• Exercise objective
Copy out the listing in full, exactly as written, but not its pictures.

>> start Raw data

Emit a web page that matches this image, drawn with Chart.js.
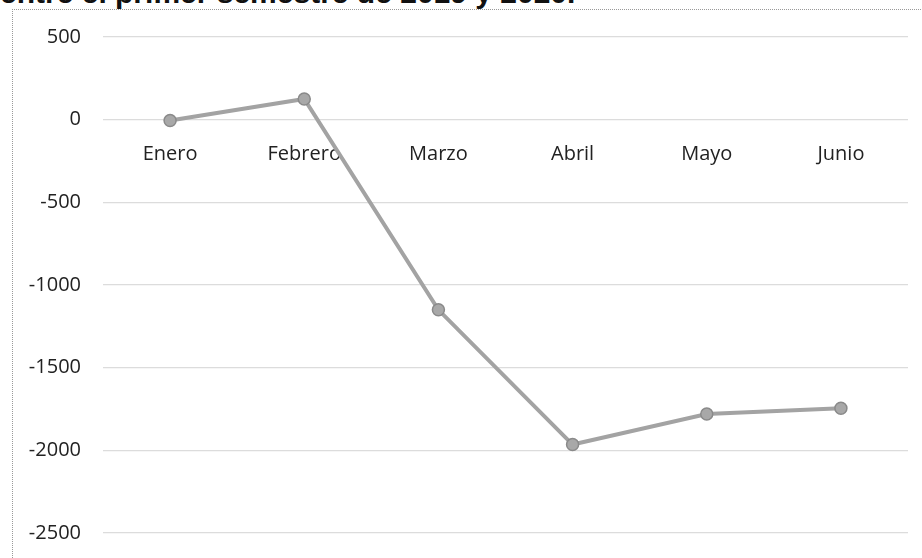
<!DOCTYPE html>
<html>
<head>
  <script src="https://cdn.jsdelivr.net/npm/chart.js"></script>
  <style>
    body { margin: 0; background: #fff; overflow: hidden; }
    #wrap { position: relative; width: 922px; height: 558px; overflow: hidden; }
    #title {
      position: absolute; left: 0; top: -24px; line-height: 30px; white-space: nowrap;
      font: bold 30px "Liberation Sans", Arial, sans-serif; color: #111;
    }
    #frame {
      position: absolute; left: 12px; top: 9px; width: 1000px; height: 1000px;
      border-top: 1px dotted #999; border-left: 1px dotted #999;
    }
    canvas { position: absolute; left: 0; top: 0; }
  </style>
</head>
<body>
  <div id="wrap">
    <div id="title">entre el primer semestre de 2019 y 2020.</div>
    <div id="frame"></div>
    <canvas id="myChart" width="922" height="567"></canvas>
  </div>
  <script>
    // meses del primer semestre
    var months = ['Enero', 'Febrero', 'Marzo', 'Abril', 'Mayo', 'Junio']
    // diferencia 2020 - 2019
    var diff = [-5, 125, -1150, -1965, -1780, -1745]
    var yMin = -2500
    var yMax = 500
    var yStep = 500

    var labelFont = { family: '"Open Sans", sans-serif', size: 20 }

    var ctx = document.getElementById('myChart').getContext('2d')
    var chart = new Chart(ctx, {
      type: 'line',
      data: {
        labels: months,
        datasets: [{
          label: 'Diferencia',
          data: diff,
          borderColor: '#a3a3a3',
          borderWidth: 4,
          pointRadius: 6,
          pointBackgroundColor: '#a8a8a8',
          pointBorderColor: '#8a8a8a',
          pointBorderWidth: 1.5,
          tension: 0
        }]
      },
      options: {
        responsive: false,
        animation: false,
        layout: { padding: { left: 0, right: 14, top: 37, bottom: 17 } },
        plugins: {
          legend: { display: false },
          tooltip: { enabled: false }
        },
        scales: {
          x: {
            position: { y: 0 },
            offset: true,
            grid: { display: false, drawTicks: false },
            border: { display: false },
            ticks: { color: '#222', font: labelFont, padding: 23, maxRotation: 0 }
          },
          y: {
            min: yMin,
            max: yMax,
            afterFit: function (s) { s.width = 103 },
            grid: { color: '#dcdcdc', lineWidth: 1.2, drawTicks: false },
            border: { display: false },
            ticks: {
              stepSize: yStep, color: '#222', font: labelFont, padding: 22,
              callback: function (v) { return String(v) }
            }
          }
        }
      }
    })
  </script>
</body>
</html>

>> end Raw data

• Written solution
Emit a web page that matches this image, drawn with Chart.js.
<!DOCTYPE html>
<html>
<head>
  <script src="https://cdn.jsdelivr.net/npm/chart.js"></script>
  <style>
    body { margin: 0; background: #fff; overflow: hidden; }
    #wrap { position: relative; width: 922px; height: 558px; overflow: hidden; }
    #title {
      position: absolute; left: 0; top: -24px; line-height: 30px; white-space: nowrap;
      font: bold 30px "Liberation Sans", Arial, sans-serif; color: #111;
    }
    #frame {
      position: absolute; left: 12px; top: 9px; width: 1000px; height: 1000px;
      border-top: 1px dotted #999; border-left: 1px dotted #999;
    }
    canvas { position: absolute; left: 0; top: 0; }
  </style>
</head>
<body>
  <div id="wrap">
    <div id="title">entre el primer semestre de 2019 y 2020.</div>
    <div id="frame"></div>
    <canvas id="myChart" width="922" height="567"></canvas>
  </div>
  <script>
    // meses del primer semestre
    var months = ['Enero', 'Febrero', 'Marzo', 'Abril', 'Mayo', 'Junio']
    // diferencia 2020 - 2019
    var diff = [-5, 125, -1150, -1965, -1780, -1745]
    var yMin = -2500
    var yMax = 500
    var yStep = 500

    var labelFont = { family: '"Open Sans", sans-serif', size: 20 }

    var ctx = document.getElementById('myChart').getContext('2d')
    var chart = new Chart(ctx, {
      type: 'line',
      data: {
        labels: months,
        datasets: [{
          label: 'Diferencia',
          data: diff,
          borderColor: '#a3a3a3',
          borderWidth: 4,
          pointRadius: 6,
          pointBackgroundColor: '#a8a8a8',
          pointBorderColor: '#8a8a8a',
          pointBorderWidth: 1.5,
          tension: 0
        }]
      },
      options: {
        responsive: false,
        animation: false,
        layout: { padding: { left: 0, right: 14, top: 37, bottom: 17 } },
        plugins: {
          legend: { display: false },
          tooltip: { enabled: false }
        },
        scales: {
          x: {
            position: { y: 0 },
            offset: true,
            grid: { display: false, drawTicks: false },
            border: { display: false },
            ticks: { color: '#222', font: labelFont, padding: 23, maxRotation: 0 }
          },
          y: {
            min: yMin,
            max: yMax,
            afterFit: function (s) { s.width = 103 },
            grid: { color: '#dcdcdc', lineWidth: 1.2, drawTicks: false },
            border: { display: false },
            ticks: {
              stepSize: yStep, color: '#222', font: labelFont, padding: 22,
              callback: function (v) { return String(v) }
            }
          }
        }
      }
    })
  </script>
</body>
</html>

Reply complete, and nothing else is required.